The Shipping News : Fait d'hiver
Cinéma

The Shipping News : Fait d’hiver

Parlons de la famille. Cela tourne à la monomanie chez Lasse Hallström (My Life as a Dog, What’s Eating Gilbert Grape?, The Cider House Rules et Chocolat). Par contre, son talent n’est pas toujours aussi aiguisé. Après le pénible Chocolat, tout était cependant en place pour qu’on saute de joie en voyant The Shipping News.

Parlons de la famille. Cela tourne à la monomanie chez Lasse Hallström (My Life as a Dog, What’s Eating Gilbert Grape?, The Cider House Rules et Chocolat). Par contre, son talent n’est pas toujours aussi aiguisé. Après le pénible Chocolat, tout était cependant en place pour qu’on saute de joie en voyant The Shipping News: Hallström est un bon réalisateur, sensible observateur de l’enfance; The Shipping News, d’E. Annie Proulx, a remporté le Pulitzer; et Kevin Spacey, Julianne Moore, Cate Blanchett et Judi Dench sont de belles pointures.

Mais on passe à côté du plaisir. On sent qu’il aurait pu être là cependant, dans ce récit humain sur la conquête de la confiance en soi. Quoyle (Spacey) est un type mal aimé par ses parents, diminué par des boulots nuls, et totalement bafoué par une femme, Petal (Blanchett, étonnante), qui lui laisse une petite fille avant de s’enfuir avec le premier venu et de se tuer en voiture. Quoyle va partir, sur l’avis de sa tante (Dench), vivre sur l’île de ses ancêtres, Terre-Neuve, où le journalisme et une femme l’aideront à se rebâtir. On aime les héros minuscules qui, souffle après souffle, reprennent possession de leur vie. On aime les histoires cachées des gens ordinaires, les chroniques des coins oubliés, les moments sans action qui éclatent d’émotion. Dans ces cas-là, on aime par-dessus tout l’artiste sensible qui a su dessiner le croquis.

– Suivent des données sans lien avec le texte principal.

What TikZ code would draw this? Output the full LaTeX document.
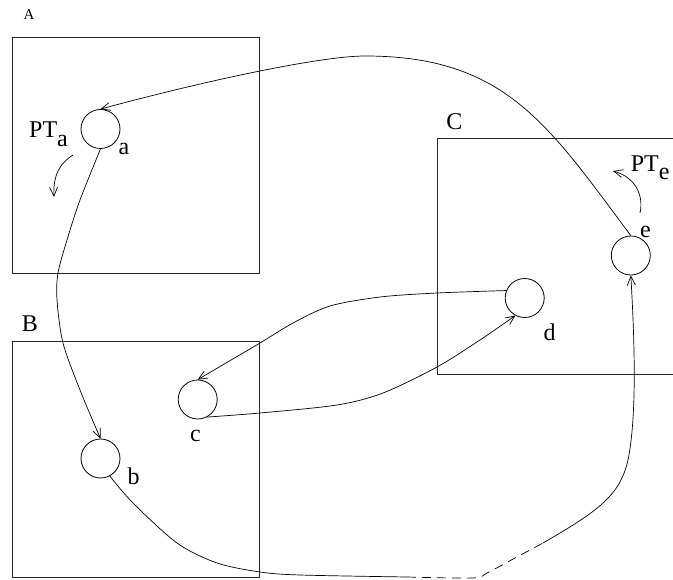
\documentclass[tikz,border=0pt]{standalone}
\usepackage{fontspec}
\setmainfont{Liberation Serif}
\usetikzlibrary{arrows.meta}
\begin{document}
\begin{tikzpicture}[x=1pt,y=-1pt,
  boxline/.style={draw=black!85, line width=0.9pt},
  place/.style={circle, draw, minimum size=39pt, inner sep=0pt, line width=0.8pt},
  lbl/.style={anchor=base, inner sep=0pt, font=\fontsize{24}{28}\selectfont},
  conn/.style={line width=0.7pt, -{Straight Barb[length=9pt,width=8pt]}},
  plainline/.style={line width=0.7pt},
  dashline/.style={line width=0.7pt, dash pattern=on 9pt off 6pt}
]
\useasboundingbox (0,0) rectangle (673,580);
% boxes
\draw[boxline] (12,37) rectangle (259,273);
\draw[boxline] (12,341) rectangle (259,577);
\draw[boxline] (673,138) -- (437,138) -- (437,374) -- (673,374);
% places
\node[place] (a) at (100.5,129) {};
\node[place] (b) at (100.5,458.5) {};
\node[place] (c) at (197.7,399.5) {};
\node[place] (d) at (524.7,298) {};
\node[place] (e) at (630.8,255.5) {};
% labels
\node[lbl, font=\fontsize{15}{18}\selectfont] (labA) at (29,20) {A};
\node[lbl] (labB) at (30,332) {B};
\node[lbl] (labC) at (454.5,130) {C};
\node[lbl] (la) at (124,155) {a};
\node[lbl] (lb) at (133.5,484) {b};
\node[lbl] (lc) at (195.5,442) {c};
\node[lbl] (ld) at (549.5,341) {d};
\node[lbl] (le) at (645.5,238) {e};
\node[lbl, anchor=base west] (pta) at (29,138) {PT\raisebox{-9pt}{a}};
\node[lbl, anchor=base west] (pte) at (630.7,172) {PT\raisebox{-8pt}{e}};
% connectors
\draw[conn] (e.north) .. controls (547.6,124) and (505,56) .. (365,56)
                      .. controls (320,56) and (200,82) .. (a.north);
\draw[conn] plot[smooth] coordinates {(a.south) (80,200) (67,240) (58,273) (57,300) (63,343) (80,390) (b.north)};
\draw[conn] plot[smooth] coordinates {(d.158) (437,293) (380,297) (330,306) (293,323) (260,343) (c.north)};
\draw[conn] plot[smooth] coordinates {(c.-62) (260,413) (337,405) (383,393) (437,367) (480,340) (d.242)};
\coordinate (p1) at (407,577);
\coordinate (p2) at (543,543);
\draw[plainline] plot[smooth] coordinates {(b.-62) (133,503) (177,543) (217,563) (260,572) (300,575) (p1)};
\draw[dashline] plot[smooth] coordinates {(p1) (473,578) (487,573) (515,558) (p2)};
\draw[conn] (p2) .. controls (600,510) and (620,495) .. (628,460)
                 .. controls (634,430) and (637,380) .. (e.south);
% small rotation arrows
\coordinate (pa1) at (73,155);
\coordinate (pa2) at (54,197);
\draw[conn] (pa1) .. controls (60,163) and (53,175) .. (pa2);
\coordinate (pe1) at (640,213);
\coordinate (pe2) at (613,171);
\draw[conn] (pe1) .. controls (644,195) and (635,177) .. (pe2);
\end{tikzpicture}
\end{document}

On pense au Sean Penn de The Indian Runner, on pense à Kenneth Lonergan, réalisateur de You Can Count on Me. On pense aussi à Hallström, à celui d’avant, à celui qui ne se serait pas endormi sur ses lauriers, et qui aurait dû voir que son film commençait bien mais tournait à vide, qui aurait pu voir que Julianne Moore valait mieux qu’un rôle de plante verte, et surtout que Kevin Spacey souffrait de boursouflure talentueuse.

L’oeil vitreux, la moumoute éventée, la posture gauche et la voix trop douce ne lui vont pas. Cela lui va si peu, en fait, qu’il n’y arrive pas. L’acteur, pourtant habitué aux hommes bafoués, est trop aiguisé pour jouer aisément une victime molle. Cet air appuyé de chien battu sera peut-être supportable pour un jury aux Oscars, mais il ne cadre pas dans un port de pêche, où tous cachent leurs émotions derrière un visage de pierre. Rudes, ces Newfies… Reste un paysage splendide, plus escarpé que dans Les Hauts de Hurlevent. Détail: la flûte celtique qu’on entend de façon systématique dès qu’on voit une mer du Nord n’était pas non plus nécessaire.